The Internet Archive’s one trillionth webpage milestone marks a historic achievement in digital preservation after nearly three decades of work.
The nonprofit organisation confirmed that it has now preserved more than one trillion webpages. This effort protects online history from the internet’s natural impermanence.
Digital content can disappear quickly. For example, in 2019, a server migration error led to the deletion of millions of songs uploaded to MySpace over the previous decade. Incidents like this highlight why long-term web preservation matters.
Internet Archive and Digital Preservation
Since 1996, the Internet Archive has relied on web crawlers to archive publicly accessible websites.
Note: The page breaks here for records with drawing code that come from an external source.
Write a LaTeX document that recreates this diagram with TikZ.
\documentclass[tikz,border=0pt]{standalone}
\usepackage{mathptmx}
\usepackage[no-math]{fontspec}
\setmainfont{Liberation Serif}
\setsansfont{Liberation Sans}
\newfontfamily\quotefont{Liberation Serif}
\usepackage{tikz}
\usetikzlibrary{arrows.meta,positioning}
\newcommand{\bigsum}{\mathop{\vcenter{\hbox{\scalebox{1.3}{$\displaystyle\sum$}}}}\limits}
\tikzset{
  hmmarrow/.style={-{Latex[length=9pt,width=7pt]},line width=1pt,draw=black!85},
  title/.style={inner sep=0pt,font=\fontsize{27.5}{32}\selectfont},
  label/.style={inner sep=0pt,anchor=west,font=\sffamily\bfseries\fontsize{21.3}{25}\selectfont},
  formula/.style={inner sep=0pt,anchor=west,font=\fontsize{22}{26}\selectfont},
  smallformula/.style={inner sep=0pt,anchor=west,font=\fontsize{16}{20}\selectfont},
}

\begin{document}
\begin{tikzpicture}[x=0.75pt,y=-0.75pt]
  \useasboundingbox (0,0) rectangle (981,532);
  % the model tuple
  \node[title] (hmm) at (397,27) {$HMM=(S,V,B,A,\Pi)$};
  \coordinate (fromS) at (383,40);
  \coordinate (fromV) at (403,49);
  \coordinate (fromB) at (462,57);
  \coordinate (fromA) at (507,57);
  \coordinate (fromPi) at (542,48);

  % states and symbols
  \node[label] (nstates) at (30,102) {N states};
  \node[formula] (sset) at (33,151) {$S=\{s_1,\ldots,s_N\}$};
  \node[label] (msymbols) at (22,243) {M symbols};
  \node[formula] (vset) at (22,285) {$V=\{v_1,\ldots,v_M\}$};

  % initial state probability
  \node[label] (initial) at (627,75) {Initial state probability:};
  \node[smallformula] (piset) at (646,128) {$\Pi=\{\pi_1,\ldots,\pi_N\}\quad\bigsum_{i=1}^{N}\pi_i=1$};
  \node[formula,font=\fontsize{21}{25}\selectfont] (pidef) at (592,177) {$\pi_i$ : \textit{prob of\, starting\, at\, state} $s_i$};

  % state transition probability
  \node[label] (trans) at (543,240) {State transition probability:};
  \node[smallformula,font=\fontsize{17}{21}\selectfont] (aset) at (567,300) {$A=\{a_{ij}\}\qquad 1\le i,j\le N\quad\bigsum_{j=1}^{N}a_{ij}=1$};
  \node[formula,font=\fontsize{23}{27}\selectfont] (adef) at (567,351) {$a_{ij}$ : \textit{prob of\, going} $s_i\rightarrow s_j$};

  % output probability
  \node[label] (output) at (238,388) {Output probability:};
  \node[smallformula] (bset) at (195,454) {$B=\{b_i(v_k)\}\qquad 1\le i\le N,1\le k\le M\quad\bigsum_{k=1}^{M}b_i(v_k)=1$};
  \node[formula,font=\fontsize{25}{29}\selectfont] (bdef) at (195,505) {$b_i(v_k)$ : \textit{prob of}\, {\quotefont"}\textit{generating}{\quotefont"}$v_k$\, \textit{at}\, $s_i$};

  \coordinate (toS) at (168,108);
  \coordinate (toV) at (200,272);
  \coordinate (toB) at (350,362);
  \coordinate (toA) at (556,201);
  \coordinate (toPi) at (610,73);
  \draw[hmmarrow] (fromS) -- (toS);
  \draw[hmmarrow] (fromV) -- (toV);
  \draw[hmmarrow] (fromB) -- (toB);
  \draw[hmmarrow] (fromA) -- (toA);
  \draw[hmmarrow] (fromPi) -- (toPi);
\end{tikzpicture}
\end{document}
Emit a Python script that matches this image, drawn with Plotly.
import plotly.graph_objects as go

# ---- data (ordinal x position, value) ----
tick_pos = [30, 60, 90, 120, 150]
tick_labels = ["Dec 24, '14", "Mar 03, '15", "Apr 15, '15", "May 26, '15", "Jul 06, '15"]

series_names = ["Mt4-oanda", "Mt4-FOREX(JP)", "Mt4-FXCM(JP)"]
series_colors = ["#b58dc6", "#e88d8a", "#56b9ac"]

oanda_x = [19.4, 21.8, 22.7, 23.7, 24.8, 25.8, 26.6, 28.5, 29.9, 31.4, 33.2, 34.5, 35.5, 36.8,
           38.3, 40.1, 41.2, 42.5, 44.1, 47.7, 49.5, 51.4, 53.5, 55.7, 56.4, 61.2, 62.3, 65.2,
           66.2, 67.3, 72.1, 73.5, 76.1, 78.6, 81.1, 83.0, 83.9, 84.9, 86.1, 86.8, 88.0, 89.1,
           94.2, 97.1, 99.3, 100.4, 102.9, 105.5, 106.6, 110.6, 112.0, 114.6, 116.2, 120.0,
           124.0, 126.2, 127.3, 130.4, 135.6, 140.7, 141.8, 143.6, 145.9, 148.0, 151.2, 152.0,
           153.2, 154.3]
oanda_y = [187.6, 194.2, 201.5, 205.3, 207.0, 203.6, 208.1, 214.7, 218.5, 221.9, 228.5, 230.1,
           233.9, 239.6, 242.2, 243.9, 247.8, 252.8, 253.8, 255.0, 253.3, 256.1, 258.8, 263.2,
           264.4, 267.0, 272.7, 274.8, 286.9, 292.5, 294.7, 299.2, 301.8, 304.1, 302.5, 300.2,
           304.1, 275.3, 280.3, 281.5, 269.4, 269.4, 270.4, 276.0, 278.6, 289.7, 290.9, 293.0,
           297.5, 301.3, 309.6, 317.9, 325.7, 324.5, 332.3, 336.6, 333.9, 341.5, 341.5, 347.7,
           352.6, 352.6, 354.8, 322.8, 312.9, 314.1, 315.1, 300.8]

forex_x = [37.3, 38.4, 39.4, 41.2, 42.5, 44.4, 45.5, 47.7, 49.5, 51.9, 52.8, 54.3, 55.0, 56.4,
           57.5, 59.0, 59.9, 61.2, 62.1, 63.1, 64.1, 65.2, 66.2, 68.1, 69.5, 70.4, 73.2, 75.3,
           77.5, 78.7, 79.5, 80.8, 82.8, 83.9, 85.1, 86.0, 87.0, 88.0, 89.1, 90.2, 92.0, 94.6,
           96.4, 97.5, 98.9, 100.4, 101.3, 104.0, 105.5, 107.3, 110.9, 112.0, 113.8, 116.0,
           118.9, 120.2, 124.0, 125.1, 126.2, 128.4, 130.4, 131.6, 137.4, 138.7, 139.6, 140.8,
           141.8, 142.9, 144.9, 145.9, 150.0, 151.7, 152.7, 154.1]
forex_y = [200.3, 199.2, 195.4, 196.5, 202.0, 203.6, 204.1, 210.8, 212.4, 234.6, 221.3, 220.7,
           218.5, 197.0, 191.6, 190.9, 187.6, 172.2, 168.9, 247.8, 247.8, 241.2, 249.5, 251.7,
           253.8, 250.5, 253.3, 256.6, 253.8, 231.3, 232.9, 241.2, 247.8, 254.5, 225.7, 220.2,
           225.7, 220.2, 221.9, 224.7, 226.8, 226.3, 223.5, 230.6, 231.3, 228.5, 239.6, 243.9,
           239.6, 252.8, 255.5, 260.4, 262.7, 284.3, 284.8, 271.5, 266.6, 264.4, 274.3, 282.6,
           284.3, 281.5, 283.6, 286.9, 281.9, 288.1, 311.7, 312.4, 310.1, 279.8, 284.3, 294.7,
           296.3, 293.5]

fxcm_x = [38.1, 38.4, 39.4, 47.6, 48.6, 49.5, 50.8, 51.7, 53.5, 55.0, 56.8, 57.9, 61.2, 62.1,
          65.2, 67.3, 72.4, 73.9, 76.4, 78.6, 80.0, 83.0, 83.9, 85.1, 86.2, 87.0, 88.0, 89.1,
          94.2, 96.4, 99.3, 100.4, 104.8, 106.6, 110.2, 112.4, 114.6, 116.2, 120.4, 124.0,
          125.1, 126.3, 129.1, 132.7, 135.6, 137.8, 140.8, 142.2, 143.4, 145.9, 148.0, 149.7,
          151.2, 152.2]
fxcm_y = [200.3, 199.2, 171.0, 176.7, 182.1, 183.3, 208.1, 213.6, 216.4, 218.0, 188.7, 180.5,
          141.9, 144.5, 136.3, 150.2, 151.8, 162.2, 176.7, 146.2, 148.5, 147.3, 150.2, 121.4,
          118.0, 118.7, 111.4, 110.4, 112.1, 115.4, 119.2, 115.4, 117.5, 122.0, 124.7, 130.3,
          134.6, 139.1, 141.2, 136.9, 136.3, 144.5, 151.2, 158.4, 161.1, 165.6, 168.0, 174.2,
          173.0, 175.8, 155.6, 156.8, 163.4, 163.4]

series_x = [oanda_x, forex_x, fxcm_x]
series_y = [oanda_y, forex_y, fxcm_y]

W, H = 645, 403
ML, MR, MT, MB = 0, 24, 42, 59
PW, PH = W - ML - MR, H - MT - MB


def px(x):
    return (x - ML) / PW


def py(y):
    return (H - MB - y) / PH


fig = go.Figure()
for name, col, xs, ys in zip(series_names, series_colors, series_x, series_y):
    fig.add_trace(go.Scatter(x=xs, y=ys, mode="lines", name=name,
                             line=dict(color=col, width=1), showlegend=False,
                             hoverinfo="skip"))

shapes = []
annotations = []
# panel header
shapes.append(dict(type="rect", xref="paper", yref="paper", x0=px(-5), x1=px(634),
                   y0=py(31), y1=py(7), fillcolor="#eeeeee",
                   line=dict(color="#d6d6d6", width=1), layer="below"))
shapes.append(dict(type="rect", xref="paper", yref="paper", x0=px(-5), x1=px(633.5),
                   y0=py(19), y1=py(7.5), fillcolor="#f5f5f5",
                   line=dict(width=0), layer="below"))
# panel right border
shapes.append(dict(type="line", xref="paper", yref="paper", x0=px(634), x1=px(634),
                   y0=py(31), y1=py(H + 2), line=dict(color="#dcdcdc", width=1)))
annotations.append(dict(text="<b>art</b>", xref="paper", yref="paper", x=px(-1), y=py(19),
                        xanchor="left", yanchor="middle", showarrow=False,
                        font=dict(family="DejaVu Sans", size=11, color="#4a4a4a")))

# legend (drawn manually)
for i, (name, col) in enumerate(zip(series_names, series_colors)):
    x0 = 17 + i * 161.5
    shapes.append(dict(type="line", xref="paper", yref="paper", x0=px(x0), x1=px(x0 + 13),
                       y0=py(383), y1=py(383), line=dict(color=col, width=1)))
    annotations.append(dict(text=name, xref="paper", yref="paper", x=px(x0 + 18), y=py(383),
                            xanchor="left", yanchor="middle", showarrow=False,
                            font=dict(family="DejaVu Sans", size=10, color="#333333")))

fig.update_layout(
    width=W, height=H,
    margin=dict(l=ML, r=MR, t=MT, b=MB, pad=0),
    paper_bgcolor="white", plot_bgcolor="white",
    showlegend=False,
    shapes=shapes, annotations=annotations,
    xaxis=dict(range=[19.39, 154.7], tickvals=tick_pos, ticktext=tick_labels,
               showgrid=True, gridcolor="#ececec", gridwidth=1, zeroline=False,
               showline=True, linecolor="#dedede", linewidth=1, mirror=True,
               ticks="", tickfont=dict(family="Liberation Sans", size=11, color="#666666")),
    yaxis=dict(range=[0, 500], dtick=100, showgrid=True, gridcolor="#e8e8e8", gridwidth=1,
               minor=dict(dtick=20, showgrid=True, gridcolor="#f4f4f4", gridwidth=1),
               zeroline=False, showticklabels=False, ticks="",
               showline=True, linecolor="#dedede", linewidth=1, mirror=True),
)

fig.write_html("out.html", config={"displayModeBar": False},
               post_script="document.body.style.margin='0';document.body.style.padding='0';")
It combines automated tools with volunteer uploads to document the evolution of the web.
Today, the archive holds over one trillion webpages and 41 million texts, along with other media formats. Storing this collection requires around 100,000 terabytes of data. Moreover, with hundreds of millions of new websites appearing daily, the archive continues to expand rapidly.
Read: Classic Cartoons, Films, Songs and Books from the 1920s Enter the Public Domain
The Internet Archive plays a crucial role for researchers, journalists and the public. However, it faces new challenges.
The rapid rise of generative AI has led technology companies to scrape large volumes of online content for training data. As a result, major media organisations such as The New York Times, The Guardian and Gannett have blocked the Archive’s crawlers to prevent their newer material from being used for AI model training.
These developments underscore the tension between open digital preservation and evolving content protection strategies in the AI era.